▶ [AIM]
Starting with the first line of the data below, copy each line up to and including the one containing "const unsatTAGErr = [3.2, 2.8, 3.8, 1.7];". Pictures stay out.

── DATASET EXCERPT ──

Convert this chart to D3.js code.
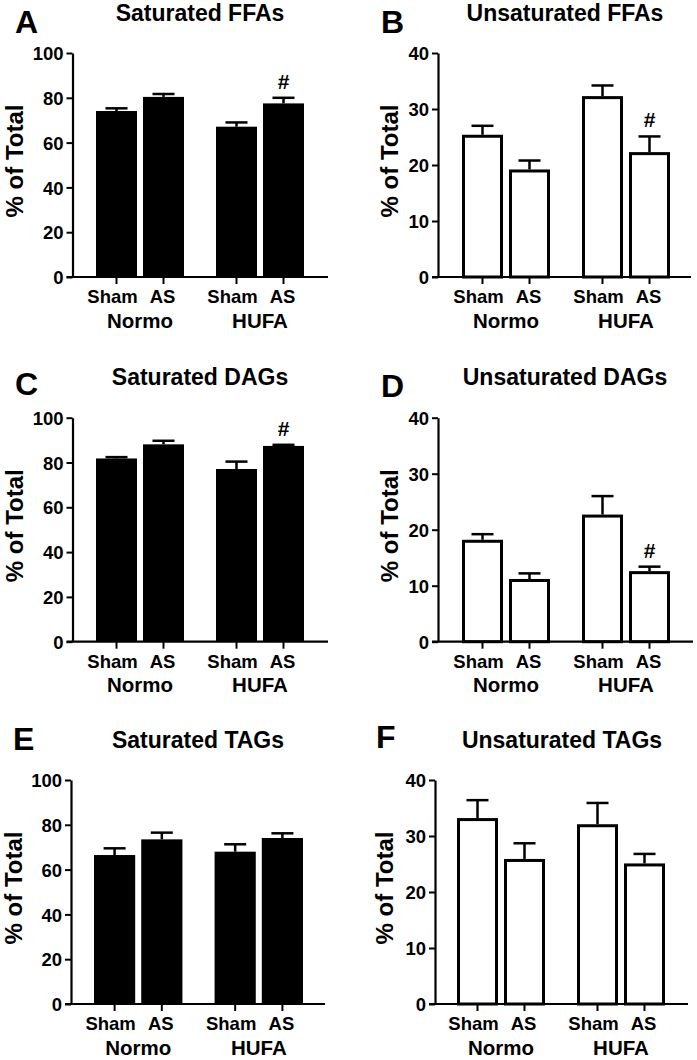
<!DOCTYPE html>
<html>
<head>
<meta charset="utf-8">
<script src="https://cdn.jsdelivr.net/npm/d3@7"></script>
<style>
html,body{margin:0;padding:0;background:#fff;}
svg{display:block;}
text{font-family:"Liberation Sans",Arial,sans-serif;font-weight:bold;fill:#000;}
</style>
</head>
<body>
<script>
// ---- data ----
const groups = ["Normo", "HUFA"];
const conditions = ["Sham", "AS"];
const satTicks = [0, 20, 40, 60, 80, 100];
const unsatTicks = [0, 10, 20, 30, 40];

// order: Normo-Sham, Normo-AS, HUFA-Sham, HUFA-AS
const satFFA = [74.1, 80.4, 67.1, 77.5];
const satFFAErr = [1.2, 1.3, 1.9, 2.5];
const unsatFFA = [25.4, 19.2, 32.3, 22.3];
const unsatFFAErr = [1.6, 1.6, 1.9, 2.8];
const satDAG = [81.8, 88.1, 77.1, 87.4];
const satDAGErr = [0.6, 1.6, 3.3, 0.5];
const unsatDAG = [18.2, 11.2, 22.7, 12.6];
const unsatDAGErr = [1.0, 1.0, 3.3, 0.8];
const satTAG = [66.5, 73.5, 68.0, 74.1];
const satTAGErr = [3.0, 3.0, 3.3, 2.1];
const unsatTAG = [33.2, 25.9, 32.1, 25.1];
const unsatTAGErr = [3.2, 2.8, 3.8, 1.7];

const panelLetters = ["A", "B", "C", "D", "E", "F"];
const panelTitles = ["Saturated FFAs", "Unsaturated FFAs", "Saturated DAGs", "Unsaturated DAGs", "Saturated TAGs", "Unsaturated TAGs"];
const panelValues = [satFFA, unsatFFA, satDAG, unsatDAG, satTAG, unsatTAG];
const panelErrors = [satFFAErr, unsatFFAErr, satDAGErr, unsatDAGErr, satTAGErr, unsatTAGErr];
const panelMax = [100, 40, 100, 40, 100, 40];
const panelTickSets = [satTicks, unsatTicks, satTicks, unsatTicks, satTicks, unsatTicks];
const panelFilled = [true, false, true, false, true, false];
const significance = [[3], [3], [3], [3], [], []]; // bar index marked "#"
const yLabel = "% of Total";

// ---- layout ----
const layouts = [
  {ax: 72.5, top: 53, zero: 277, xEnd: 328, b0: 96, b1: 304, tx: 200, ty: 21, lx: 15, ly: 33, yl: 23},
  {ax: 438, top: 53, zero: 277, xEnd: 691, b0: 462, b1: 670, tx: 565, ty: 21, lx: 381, ly: 33, yl: 398},
  {ax: 72.5, top: 417.7, zero: 641.7, xEnd: 328, b0: 96, b1: 304, tx: 200, ty: 385, lx: 15, ly: 395, yl: 23},
  {ax: 438, top: 417.7, zero: 641.7, xEnd: 693, b0: 462, b1: 670, tx: 565, ty: 385, lx: 381, ly: 397, yl: 398},
  {ax: 71, top: 780, zero: 1004, xEnd: 325, b0: 94, b1: 303, tx: 198, ty: 748, lx: 13, ly: 750, yl: 22},
  {ax: 435, top: 780, zero: 1004, xEnd: 688, b0: 457, b1: 665, tx: 562, ty: 748, lx: 376, ly: 748, yl: 393}
];

const svg = d3.select("body").append("svg").attr("width", 697).attr("height", 1060);

panelTitles.forEach((title, p) => {
  const L = layouts[p];
  const g = svg.append("g");
  const vals = panelValues[p], errs = panelErrors[p];
  const data = [];
  groups.forEach((gr, gi) => conditions.forEach((c, ci) => {
    const i = gi * 2 + ci;
    data.push({group: gr, cond: c, v: vals[i], e: errs[i], i});
  }));

  const y = d3.scaleLinear().domain([0, panelMax[p]]).range([L.zero, L.top]);
  const x0 = d3.scaleBand().domain(groups).range([L.b0, L.b1]).paddingInner(1 - 88 / 120).paddingOuter(0);
  const x1 = d3.scaleBand().domain(conditions).range([0, x0.bandwidth()]).paddingInner(6 / 47).paddingOuter(0);
  const cx = d => x0(d.group) + x1(d.cond) + x1.bandwidth() / 2;

  // letter and title
  g.append("text").attr("x", L.lx).attr("y", L.ly).style("font-size", "32px").text(panelLetters[p]);
  g.append("text").attr("x", L.tx).attr("y", L.ty).attr("text-anchor", "middle").style("font-size", "23px").text(title);

  // y label
  g.append("text")
    .attr("transform", `translate(${L.yl},${(L.top + L.zero) / 2 - 4}) rotate(-90)`)
    .attr("text-anchor", "middle").style("font-size", "24px").text(yLabel);

  // bars
  const filled = panelFilled[p];
  const sw = 3;
  g.selectAll("rect.bar").data(data).enter().append("rect")
    .attr("x", d => x0(d.group) + x1(d.cond) + (filled ? 0 : sw / 2))
    .attr("width", x1.bandwidth() - (filled ? 0 : sw))
    .attr("y", d => y(d.v) + (filled ? 0 : sw / 2))
    .attr("height", d => y(0) - y(d.v) - (filled ? 0 : sw / 2))
    .attr("fill", filled ? "#000" : "#fff")
    .attr("stroke", filled ? "none" : "#000")
    .attr("stroke-width", sw);

  // error bars (upper only)
  g.selectAll("line.err").data(data).enter().append("line")
    .attr("x1", cx).attr("x2", cx)
    .attr("y1", d => y(d.v)).attr("y2", d => y(d.v + d.e))
    .attr("stroke", "#000").attr("stroke-width", 2.5);
  g.selectAll("line.cap").data(data).enter().append("line")
    .attr("x1", d => cx(d) - 11).attr("x2", d => cx(d) + 11)
    .attr("y1", d => y(d.v + d.e)).attr("y2", d => y(d.v + d.e))
    .attr("stroke", "#000").attr("stroke-width", 2.5);

  // significance
  g.selectAll("text.sig").data(data.filter(d => significance[p].includes(d.i))).enter().append("text")
    .attr("x", cx).attr("y", d => y(d.v + d.e) - 9)
    .attr("text-anchor", "middle").style("font-size", "21px").text("#");

  // y axis
  const yAxis = d3.axisLeft(y).tickValues(panelTickSets[p]).tickSize(6).tickPadding(3).tickSizeOuter(0);
  const ya = g.append("g").attr("transform", `translate(${L.ax},0)`).call(yAxis);
  ya.select(".domain").attr("stroke-width", 2.2);
  ya.selectAll(".tick line").attr("stroke-width", 2);
  ya.selectAll(".tick text").style("font-size", "18.5px").style("font-family", "Liberation Sans, Arial, sans-serif").style("font-weight", "bold").attr("dy", "0.36em");

  // x axis baseline
  g.append("line").attr("x1", L.ax - 6).attr("x2", L.xEnd).attr("y1", L.zero).attr("y2", L.zero)
    .attr("stroke", "#000").attr("stroke-width", 2.2);
  // x ticks
  g.selectAll("line.xt").data(data).enter().append("line")
    .attr("x1", cx).attr("x2", cx).attr("y1", L.zero).attr("y2", L.zero + 7)
    .attr("stroke", "#000").attr("stroke-width", 2);
  // x labels
  g.selectAll("text.xl").data(data).enter().append("text")
    .attr("x", d => cx(d) + (d.cond === "Sham" ? -4 : -1)).attr("y", L.zero + 26)
    .attr("text-anchor", "middle").style("font-size", "18.5px").text(d => d.cond);
  g.selectAll("text.gl").data(groups).enter().append("text")
    .attr("x", d => x0(d) + x0.bandwidth() / 2).attr("y", L.zero + 50.5)
    .attr("text-anchor", "middle").style("font-size", "20.5px").text(d => d);
});
</script>
</body>
</html>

───

▶ [THE RESULT]
Convert this chart to D3.js code.
<!DOCTYPE html>
<html>
<head>
<meta charset="utf-8">
<script src="https://cdn.jsdelivr.net/npm/d3@7"></script>
<style>
html,body{margin:0;padding:0;background:#fff;}
svg{display:block;}
text{font-family:"Liberation Sans",Arial,sans-serif;font-weight:bold;fill:#000;}
</style>
</head>
<body>
<script>
// ---- data ----
const groups = ["Normo", "HUFA"];
const conditions = ["Sham", "AS"];
const satTicks = [0, 20, 40, 60, 80, 100];
const unsatTicks = [0, 10, 20, 30, 40];

// order: Normo-Sham, Normo-AS, HUFA-Sham, HUFA-AS
const satFFA = [74.1, 80.4, 67.1, 77.5];
const satFFAErr = [1.2, 1.3, 1.9, 2.5];
const unsatFFA = [25.4, 19.2, 32.3, 22.3];
const unsatFFAErr = [1.6, 1.6, 1.9, 2.8];
const satDAG = [81.8, 88.1, 77.1, 87.4];
const satDAGErr = [0.6, 1.6, 3.3, 0.5];
const unsatDAG = [18.2, 11.2, 22.7, 12.6];
const unsatDAGErr = [1.0, 1.0, 3.3, 0.8];
const satTAG = [66.5, 73.5, 68.0, 74.1];
const satTAGErr = [3.0, 3.0, 3.3, 2.1];
const unsatTAG = [33.2, 25.9, 32.1, 25.1];
const unsatTAGErr = [3.2, 2.8, 3.8, 1.7];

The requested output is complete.